AS requested by TCW reader Charles Dawne, today’s choice is the Coventry Carol. Mr Dawne describes it as ‘haunting’ and I agree. It is a long way from the joyful nature of many other carols, dealing as it does with King Herod’s order that all first-born boys under the age of two in Bethlehem should be killed in an effort to ensure the death of the infant King of the Jews, an event known as the Massacre of the Innocents. The words are a mother’s lament for her doomed child, and I see it as a foreshadowing too of Christ’s death on the Cross.

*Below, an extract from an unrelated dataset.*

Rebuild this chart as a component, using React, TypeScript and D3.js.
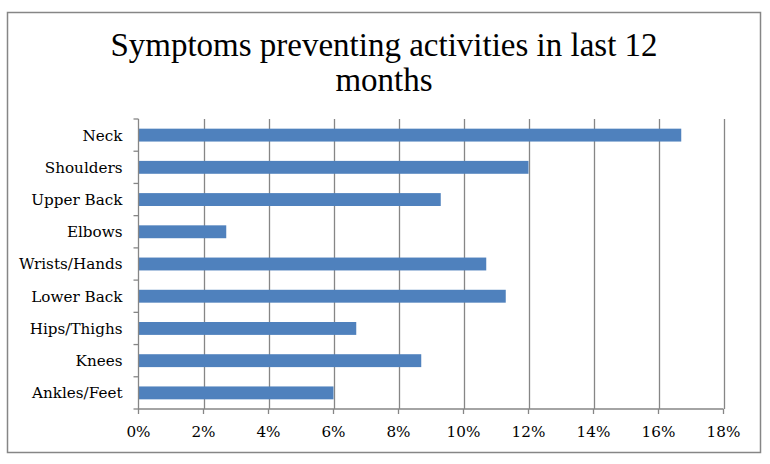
import React, { useEffect, useRef } from 'react';
import * as d3 from 'd3';

const categories = ['Neck', 'Shoulders', 'Upper Back', 'Elbows', 'Wrists/Hands', 'Lower Back', 'Hips/Thighs', 'Knees', 'Ankles/Feet'];
const values = [16.7, 12.0, 9.3, 2.7, 10.7, 11.3, 6.7, 8.7, 6.0];
const xTicks = [0, 2, 4, 6, 8, 10, 12, 14, 16, 18];
const titleLines = ['Symptoms preventing activities in last 12', 'months'];

const W = 770;
const H = 464;

const App: React.FC = () => {
    const ref = useRef<SVGSVGElement>(null);

    useEffect(() => {
        if (!ref.current) return;
        const svg = d3.select(ref.current);
        svg.selectAll('*').remove();

        const left = 138.5;
        const right = 723.5;
        const top = 119;
        const bottom = 409;
        const gridColor = '#868686';
        const labelFont = '"DejaVu Serif", serif';

        // рамка вокруг диаграммы
        svg.append('rect')
            .attr('x', 7.5).attr('y', 12.5)
            .attr('width', 753).attr('height', 440)
            .attr('fill', '#fff')
            .attr('stroke', gridColor)
            .attr('stroke-width', 1.5);

        // заголовок
        svg.append('text')
            .attr('text-anchor', 'middle')
            .attr('font-family', '"Liberation Serif", serif')
            .attr('font-size', 33)
            .attr('fill', '#000')
            .selectAll('tspan')
            .data(titleLines)
            .enter()
            .append('tspan')
            .attr('x', 384)
            .attr('y', (d, i) => 56 + i * 35)
            .text((d) => d);

        const x = d3.scaleLinear().domain([0, 18]).range([left, right]);
        const y = d3.scaleBand<string>()
            .domain(categories)
            .range([top, bottom])
            .paddingInner(0.6)
            .paddingOuter(0.3);

        // вертикальная сетка
        svg.append('g')
            .selectAll('line')
            .data(xTicks.slice(1))
            .enter()
            .append('line')
            .attr('x1', (d) => Math.round(x(d)) + 0.5)
            .attr('x2', (d) => Math.round(x(d)) + 0.5)
            .attr('y1', top)
            .attr('y2', bottom)
            .attr('stroke', gridColor)
            .attr('stroke-width', 1.3);

        // бары
        svg.append('g')
            .selectAll('rect')
            .data(categories)
            .enter()
            .append('rect')
            .attr('x', x(0))
            .attr('y', (d) => y(d) as number)
            .attr('width', (d, i) => x(values[i]) - x(0))
            .attr('height', y.bandwidth())
            .attr('fill', '#4F81BD');

        // ось Y
        const step = y.step();
        const yAxis = svg.append('g').attr('stroke', gridColor).attr('stroke-width', 1.3);
        yAxis.append('line')
            .attr('x1', left).attr('x2', left)
            .attr('y1', top).attr('y2', bottom);
        yAxis.selectAll('.tick')
            .data(d3.range(categories.length + 1))
            .enter()
            .append('line')
            .attr('x1', left - 5).attr('x2', left)
            .attr('y1', (i) => top + i * step)
            .attr('y2', (i) => top + i * step);

        svg.append('g')
            .selectAll('text')
            .data(categories)
            .enter()
            .append('text')
            .attr('x', left - 16)
            .attr('y', (d) => (y(d) as number) + y.bandwidth() / 2)
            .attr('dy', '0.36em')
            .attr('text-anchor', 'end')
            .attr('font-family', labelFont)
            .attr('font-size', 15.2)
            .attr('fill', '#000')
            .text((d) => d);

        // ось X
        const xAxis = svg.append('g').attr('stroke', gridColor).attr('stroke-width', 1.3);
        xAxis.append('line')
            .attr('x1', left).attr('x2', right)
            .attr('y1', bottom).attr('y2', bottom);
        xAxis.selectAll('.tick')
            .data(xTicks)
            .enter()
            .append('line')
            .attr('x1', (d) => x(d)).attr('x2', (d) => x(d))
            .attr('y1', bottom).attr('y2', bottom + 5);

        svg.append('g')
            .selectAll('text')
            .data(xTicks)
            .enter()
            .append('text')
            .attr('x', (d) => x(d))
            .attr('y', 436.5)
            .attr('text-anchor', 'middle')
            .attr('font-family', labelFont)
            .attr('font-size', 15.2)
            .attr('fill', '#000')
            .text((d) => `${d}%`);
    }, []);

    return (
        <div style={{ position: 'absolute', left: 0, top: 0 }}>
            <svg ref={ref} width={W} height={H} style={{ display: 'block', background: '#fff' }} />
        </div>
    );
};

export default App;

This is a very ancient work. The words were used in the Coventry Mystery Plays, annual pageants based on the Bible performed by trades guilds in the city which were first recorded in a document of 1392–3, and continued for nearly two centuries. The young Shakespeare may have seen them since his home in Stratford-upon-Avon was only 20 miles away. The song now called the Coventry Carol appeared in the play named The Pageant of the Shearmen and Tailors, depicting the Christmas story from chapter two of the Gospel of Matthew. This was given by the sheep-shearers and tailors of Coventry on the steps of the city’s cathedral. The only surviving text was edited by Robert Croo in 1534. The plays were finally suppressed for religious reasons in 1579.

Twelve years later, in 1591, the music was added to Croo’s manuscript by Thomas Mawdyke, possibly in a failed attempt to get the plays revived. Music buffs will know that the melody contains a good example of a Tierce de Picardie, or Picardy third. This is a major chord at the end of a piece of music in a minor key, giving it a more optimistic sound.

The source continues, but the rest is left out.